Sort through the entries below and pull out lines containing the word "that".

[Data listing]
********************
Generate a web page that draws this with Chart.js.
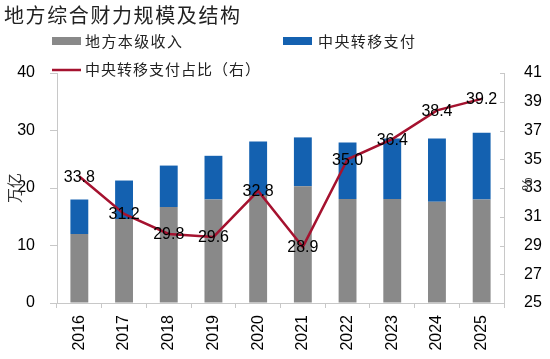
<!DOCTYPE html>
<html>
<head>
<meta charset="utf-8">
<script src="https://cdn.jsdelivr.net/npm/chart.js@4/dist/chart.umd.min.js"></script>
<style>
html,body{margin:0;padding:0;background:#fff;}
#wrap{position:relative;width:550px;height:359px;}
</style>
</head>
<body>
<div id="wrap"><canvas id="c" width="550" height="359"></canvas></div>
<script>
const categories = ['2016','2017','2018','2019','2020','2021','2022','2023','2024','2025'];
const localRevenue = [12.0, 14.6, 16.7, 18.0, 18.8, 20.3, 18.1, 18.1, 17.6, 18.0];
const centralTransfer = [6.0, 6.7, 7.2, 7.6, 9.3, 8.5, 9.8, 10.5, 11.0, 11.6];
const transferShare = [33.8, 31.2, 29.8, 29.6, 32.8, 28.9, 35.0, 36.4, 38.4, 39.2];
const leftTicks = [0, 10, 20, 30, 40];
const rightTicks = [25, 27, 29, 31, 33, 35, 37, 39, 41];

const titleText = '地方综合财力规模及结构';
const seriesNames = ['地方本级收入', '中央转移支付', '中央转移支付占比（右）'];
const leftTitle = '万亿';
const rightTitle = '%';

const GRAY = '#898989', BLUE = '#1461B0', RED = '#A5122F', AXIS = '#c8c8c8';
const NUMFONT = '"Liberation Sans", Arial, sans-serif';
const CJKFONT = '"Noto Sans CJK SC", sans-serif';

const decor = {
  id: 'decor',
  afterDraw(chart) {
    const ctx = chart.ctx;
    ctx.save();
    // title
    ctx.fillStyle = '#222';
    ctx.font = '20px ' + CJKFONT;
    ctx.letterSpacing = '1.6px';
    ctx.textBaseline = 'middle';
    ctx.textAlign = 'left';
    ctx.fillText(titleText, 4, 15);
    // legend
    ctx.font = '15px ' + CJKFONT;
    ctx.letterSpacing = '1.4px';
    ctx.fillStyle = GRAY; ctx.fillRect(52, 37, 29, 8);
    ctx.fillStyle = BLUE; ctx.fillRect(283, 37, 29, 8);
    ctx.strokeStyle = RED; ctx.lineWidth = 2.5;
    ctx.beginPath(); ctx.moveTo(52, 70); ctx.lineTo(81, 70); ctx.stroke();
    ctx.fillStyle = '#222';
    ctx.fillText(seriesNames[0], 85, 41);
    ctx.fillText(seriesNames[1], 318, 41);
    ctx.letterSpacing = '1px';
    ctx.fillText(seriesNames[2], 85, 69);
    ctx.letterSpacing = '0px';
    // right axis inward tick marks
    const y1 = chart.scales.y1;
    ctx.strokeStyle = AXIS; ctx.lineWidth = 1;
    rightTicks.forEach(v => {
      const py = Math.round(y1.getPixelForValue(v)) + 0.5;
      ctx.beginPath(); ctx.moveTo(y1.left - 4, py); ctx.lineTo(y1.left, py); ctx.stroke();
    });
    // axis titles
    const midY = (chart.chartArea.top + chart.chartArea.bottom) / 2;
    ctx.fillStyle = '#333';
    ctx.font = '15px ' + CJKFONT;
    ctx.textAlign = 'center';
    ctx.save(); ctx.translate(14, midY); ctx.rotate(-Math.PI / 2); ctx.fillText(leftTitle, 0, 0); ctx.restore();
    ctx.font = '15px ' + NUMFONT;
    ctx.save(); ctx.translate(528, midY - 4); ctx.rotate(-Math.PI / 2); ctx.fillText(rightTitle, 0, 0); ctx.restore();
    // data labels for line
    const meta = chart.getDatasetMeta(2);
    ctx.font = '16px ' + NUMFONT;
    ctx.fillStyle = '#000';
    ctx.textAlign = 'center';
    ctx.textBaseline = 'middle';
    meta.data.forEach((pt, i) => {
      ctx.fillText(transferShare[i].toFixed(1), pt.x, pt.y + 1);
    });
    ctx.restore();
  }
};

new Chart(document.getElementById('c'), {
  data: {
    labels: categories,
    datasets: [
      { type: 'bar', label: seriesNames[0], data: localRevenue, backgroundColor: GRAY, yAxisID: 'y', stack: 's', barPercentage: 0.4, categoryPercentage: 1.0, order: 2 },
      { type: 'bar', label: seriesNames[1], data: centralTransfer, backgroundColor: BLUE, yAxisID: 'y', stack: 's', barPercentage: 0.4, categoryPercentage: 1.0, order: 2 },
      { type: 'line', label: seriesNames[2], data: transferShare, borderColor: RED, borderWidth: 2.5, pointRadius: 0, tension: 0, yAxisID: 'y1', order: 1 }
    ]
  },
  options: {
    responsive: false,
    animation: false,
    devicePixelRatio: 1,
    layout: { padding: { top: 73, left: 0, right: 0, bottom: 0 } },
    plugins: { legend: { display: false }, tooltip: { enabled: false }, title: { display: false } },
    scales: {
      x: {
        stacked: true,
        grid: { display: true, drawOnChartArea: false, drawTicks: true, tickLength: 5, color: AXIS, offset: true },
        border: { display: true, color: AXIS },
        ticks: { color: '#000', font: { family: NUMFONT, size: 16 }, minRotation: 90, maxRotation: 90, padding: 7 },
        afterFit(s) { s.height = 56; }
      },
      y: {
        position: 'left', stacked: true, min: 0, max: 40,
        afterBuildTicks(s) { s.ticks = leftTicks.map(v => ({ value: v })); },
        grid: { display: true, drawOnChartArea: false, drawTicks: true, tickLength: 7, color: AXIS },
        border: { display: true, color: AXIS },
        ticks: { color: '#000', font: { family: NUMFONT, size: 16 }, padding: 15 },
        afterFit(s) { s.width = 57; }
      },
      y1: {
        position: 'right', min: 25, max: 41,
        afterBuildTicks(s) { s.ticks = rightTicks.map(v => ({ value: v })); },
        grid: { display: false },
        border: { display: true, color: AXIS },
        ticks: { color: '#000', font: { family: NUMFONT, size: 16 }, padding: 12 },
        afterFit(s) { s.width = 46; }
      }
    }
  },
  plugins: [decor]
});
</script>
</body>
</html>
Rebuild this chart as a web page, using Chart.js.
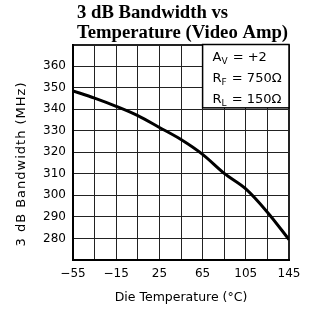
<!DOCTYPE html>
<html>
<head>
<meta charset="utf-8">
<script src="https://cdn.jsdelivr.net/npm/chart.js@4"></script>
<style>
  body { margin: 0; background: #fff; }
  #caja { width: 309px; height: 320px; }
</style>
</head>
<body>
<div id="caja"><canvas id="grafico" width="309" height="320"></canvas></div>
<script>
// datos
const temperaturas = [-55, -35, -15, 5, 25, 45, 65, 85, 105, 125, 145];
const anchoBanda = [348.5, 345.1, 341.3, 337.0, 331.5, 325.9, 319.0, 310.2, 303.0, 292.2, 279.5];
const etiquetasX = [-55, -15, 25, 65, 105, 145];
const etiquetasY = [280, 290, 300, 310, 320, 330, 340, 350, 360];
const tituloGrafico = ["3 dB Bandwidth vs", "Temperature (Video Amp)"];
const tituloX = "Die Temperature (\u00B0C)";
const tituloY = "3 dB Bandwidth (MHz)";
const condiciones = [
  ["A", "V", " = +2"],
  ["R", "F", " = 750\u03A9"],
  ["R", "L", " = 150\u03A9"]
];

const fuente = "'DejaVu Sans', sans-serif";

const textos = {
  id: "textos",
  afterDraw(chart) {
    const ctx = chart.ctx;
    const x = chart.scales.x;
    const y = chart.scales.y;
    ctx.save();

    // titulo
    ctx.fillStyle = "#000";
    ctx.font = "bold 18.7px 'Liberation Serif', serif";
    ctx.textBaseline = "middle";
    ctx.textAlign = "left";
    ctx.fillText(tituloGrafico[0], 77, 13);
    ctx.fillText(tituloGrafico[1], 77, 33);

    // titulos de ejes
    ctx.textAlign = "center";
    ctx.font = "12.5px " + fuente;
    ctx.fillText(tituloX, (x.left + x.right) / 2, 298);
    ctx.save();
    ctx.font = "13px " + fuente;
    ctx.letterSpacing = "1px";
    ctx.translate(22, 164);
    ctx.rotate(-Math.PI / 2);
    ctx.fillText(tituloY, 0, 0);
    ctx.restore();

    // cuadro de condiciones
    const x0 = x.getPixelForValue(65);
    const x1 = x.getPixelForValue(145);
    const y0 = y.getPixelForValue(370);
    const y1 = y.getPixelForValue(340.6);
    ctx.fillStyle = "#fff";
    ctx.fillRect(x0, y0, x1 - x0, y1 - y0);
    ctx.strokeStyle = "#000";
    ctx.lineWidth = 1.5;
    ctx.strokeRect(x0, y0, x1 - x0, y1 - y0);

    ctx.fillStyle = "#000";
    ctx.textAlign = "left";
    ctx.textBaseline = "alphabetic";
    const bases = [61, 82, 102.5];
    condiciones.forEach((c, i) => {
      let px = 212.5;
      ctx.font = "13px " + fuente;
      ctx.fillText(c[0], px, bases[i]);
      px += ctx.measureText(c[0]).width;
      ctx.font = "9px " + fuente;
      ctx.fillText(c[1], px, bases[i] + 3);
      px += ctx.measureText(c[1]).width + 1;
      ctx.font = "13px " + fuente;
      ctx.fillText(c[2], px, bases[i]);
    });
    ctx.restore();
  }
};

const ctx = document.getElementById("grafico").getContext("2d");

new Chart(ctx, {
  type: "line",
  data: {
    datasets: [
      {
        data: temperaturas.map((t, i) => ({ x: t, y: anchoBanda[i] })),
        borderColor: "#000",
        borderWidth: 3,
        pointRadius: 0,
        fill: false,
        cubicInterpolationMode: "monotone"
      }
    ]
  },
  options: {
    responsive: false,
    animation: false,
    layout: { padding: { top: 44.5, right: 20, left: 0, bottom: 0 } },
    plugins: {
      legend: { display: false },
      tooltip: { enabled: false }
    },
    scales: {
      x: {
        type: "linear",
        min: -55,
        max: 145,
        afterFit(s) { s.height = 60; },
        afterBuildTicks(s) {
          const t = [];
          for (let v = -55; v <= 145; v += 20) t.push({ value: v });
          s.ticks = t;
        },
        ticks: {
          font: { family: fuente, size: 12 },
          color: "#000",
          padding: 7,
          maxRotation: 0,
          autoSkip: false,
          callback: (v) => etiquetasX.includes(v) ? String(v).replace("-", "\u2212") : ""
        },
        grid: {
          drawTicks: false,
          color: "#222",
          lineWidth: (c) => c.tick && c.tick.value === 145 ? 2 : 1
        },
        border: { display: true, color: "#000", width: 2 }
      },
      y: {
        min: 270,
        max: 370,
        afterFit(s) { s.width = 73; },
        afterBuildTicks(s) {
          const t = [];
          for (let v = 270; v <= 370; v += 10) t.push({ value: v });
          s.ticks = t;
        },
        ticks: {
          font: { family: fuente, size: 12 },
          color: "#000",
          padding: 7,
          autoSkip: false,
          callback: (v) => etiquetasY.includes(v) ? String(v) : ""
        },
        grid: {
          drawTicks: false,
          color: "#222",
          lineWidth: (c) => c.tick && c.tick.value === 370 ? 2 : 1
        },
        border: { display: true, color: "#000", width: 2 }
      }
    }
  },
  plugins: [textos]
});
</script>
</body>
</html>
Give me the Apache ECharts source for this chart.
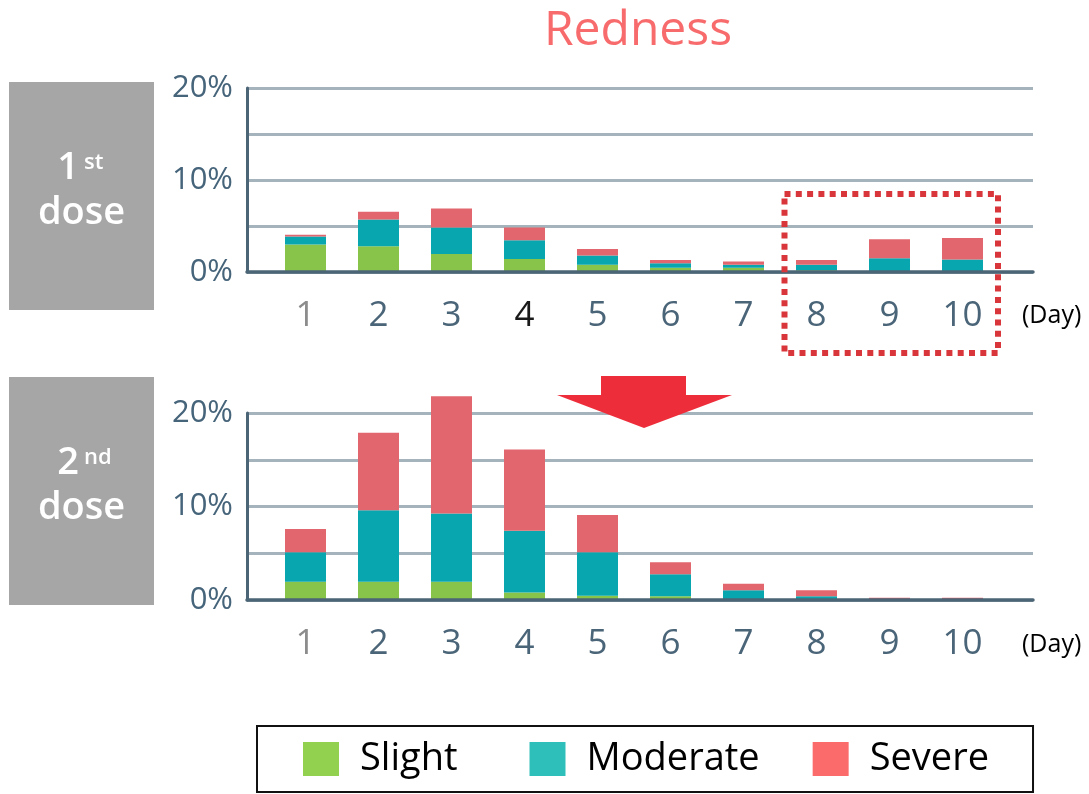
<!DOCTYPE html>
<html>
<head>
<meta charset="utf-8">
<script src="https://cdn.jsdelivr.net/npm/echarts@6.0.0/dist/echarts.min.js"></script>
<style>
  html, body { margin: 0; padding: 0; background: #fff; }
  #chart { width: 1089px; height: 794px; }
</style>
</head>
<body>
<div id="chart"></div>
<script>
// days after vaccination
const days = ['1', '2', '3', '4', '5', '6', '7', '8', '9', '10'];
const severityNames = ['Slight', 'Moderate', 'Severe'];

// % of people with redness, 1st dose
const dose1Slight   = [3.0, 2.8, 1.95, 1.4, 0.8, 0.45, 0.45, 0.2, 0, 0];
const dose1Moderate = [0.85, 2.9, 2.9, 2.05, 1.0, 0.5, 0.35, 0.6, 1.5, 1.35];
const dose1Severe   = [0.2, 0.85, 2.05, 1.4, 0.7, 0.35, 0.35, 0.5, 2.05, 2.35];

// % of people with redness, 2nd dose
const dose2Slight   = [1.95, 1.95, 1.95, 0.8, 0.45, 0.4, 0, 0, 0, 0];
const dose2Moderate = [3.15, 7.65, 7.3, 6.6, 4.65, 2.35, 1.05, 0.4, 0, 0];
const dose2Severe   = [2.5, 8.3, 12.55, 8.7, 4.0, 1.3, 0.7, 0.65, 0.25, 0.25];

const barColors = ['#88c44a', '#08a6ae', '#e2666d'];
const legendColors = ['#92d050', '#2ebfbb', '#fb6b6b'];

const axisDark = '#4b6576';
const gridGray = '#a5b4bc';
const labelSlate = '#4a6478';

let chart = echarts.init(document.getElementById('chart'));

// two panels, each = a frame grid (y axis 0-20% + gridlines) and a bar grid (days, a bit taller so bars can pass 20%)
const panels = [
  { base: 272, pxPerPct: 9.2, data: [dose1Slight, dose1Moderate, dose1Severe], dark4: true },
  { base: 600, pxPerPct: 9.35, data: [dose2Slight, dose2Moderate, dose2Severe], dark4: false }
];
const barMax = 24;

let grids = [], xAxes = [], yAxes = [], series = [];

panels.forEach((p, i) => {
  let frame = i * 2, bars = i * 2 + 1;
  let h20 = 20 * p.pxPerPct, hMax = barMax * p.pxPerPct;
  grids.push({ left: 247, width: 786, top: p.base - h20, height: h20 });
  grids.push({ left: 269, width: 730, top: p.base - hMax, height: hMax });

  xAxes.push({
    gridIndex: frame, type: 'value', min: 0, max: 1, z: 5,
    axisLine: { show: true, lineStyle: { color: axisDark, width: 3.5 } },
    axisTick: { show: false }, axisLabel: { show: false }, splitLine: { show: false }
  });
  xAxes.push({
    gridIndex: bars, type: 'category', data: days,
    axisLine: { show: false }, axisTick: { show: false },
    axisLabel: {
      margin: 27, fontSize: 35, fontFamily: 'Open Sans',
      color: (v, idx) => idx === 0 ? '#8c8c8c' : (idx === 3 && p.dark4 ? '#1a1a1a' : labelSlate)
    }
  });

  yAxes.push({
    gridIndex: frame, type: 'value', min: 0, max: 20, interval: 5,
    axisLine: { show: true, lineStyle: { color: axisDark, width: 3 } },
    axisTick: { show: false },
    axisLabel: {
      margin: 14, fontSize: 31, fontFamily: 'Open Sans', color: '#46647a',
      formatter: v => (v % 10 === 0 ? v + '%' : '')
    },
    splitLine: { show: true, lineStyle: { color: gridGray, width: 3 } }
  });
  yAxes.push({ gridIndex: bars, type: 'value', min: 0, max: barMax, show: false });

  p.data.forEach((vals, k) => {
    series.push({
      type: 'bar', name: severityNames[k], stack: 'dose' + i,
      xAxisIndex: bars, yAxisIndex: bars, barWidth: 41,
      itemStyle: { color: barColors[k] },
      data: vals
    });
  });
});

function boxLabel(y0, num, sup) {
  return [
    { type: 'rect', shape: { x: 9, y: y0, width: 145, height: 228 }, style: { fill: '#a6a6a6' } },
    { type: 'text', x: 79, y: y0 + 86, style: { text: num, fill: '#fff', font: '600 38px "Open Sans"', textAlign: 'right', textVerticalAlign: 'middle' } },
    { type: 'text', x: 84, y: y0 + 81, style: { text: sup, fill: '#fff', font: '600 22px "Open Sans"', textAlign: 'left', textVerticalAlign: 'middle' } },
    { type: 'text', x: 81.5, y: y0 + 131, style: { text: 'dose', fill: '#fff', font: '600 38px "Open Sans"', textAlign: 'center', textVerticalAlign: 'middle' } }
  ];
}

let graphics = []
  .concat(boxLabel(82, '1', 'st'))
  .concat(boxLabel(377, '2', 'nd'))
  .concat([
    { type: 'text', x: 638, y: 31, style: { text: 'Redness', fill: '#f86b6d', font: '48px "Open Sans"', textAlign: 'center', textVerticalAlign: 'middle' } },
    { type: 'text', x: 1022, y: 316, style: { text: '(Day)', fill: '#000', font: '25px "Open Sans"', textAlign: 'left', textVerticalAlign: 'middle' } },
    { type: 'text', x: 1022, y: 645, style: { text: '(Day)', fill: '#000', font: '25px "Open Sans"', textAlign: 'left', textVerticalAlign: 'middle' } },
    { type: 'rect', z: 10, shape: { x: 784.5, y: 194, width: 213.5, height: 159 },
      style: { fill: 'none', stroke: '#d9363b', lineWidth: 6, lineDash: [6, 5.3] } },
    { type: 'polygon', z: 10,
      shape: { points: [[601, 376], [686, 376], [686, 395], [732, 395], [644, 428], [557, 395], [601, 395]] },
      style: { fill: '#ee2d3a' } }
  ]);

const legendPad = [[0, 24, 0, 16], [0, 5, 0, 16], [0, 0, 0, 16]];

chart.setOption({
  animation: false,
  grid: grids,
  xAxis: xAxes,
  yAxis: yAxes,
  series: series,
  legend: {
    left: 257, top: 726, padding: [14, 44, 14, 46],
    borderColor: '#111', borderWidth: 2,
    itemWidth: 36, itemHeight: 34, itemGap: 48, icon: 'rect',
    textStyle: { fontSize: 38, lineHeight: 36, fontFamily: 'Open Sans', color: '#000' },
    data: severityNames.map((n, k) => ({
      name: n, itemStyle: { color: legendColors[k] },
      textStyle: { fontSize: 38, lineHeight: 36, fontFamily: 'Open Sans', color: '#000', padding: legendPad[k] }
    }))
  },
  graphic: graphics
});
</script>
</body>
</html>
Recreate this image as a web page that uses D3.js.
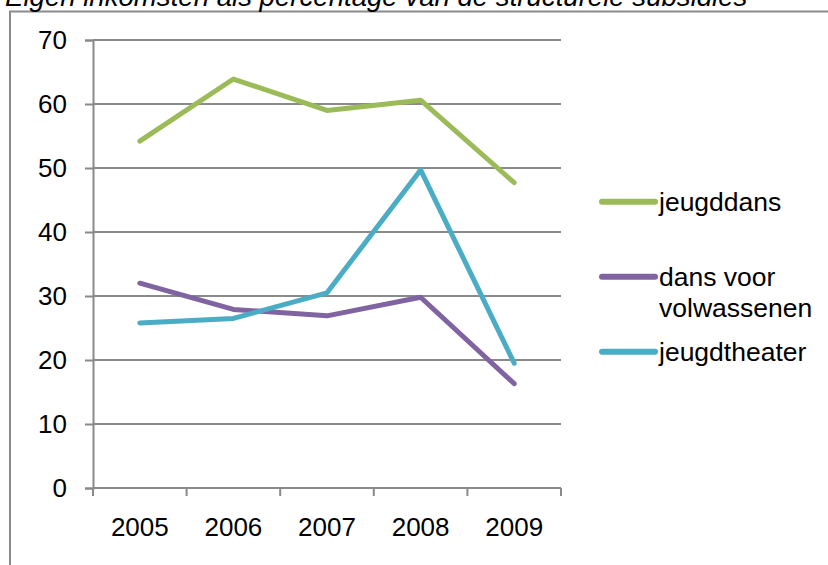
********************
■ THE REPLY:
Generate a web page that draws this with Chart.js.
Recreate this image as a web page that uses D3.js.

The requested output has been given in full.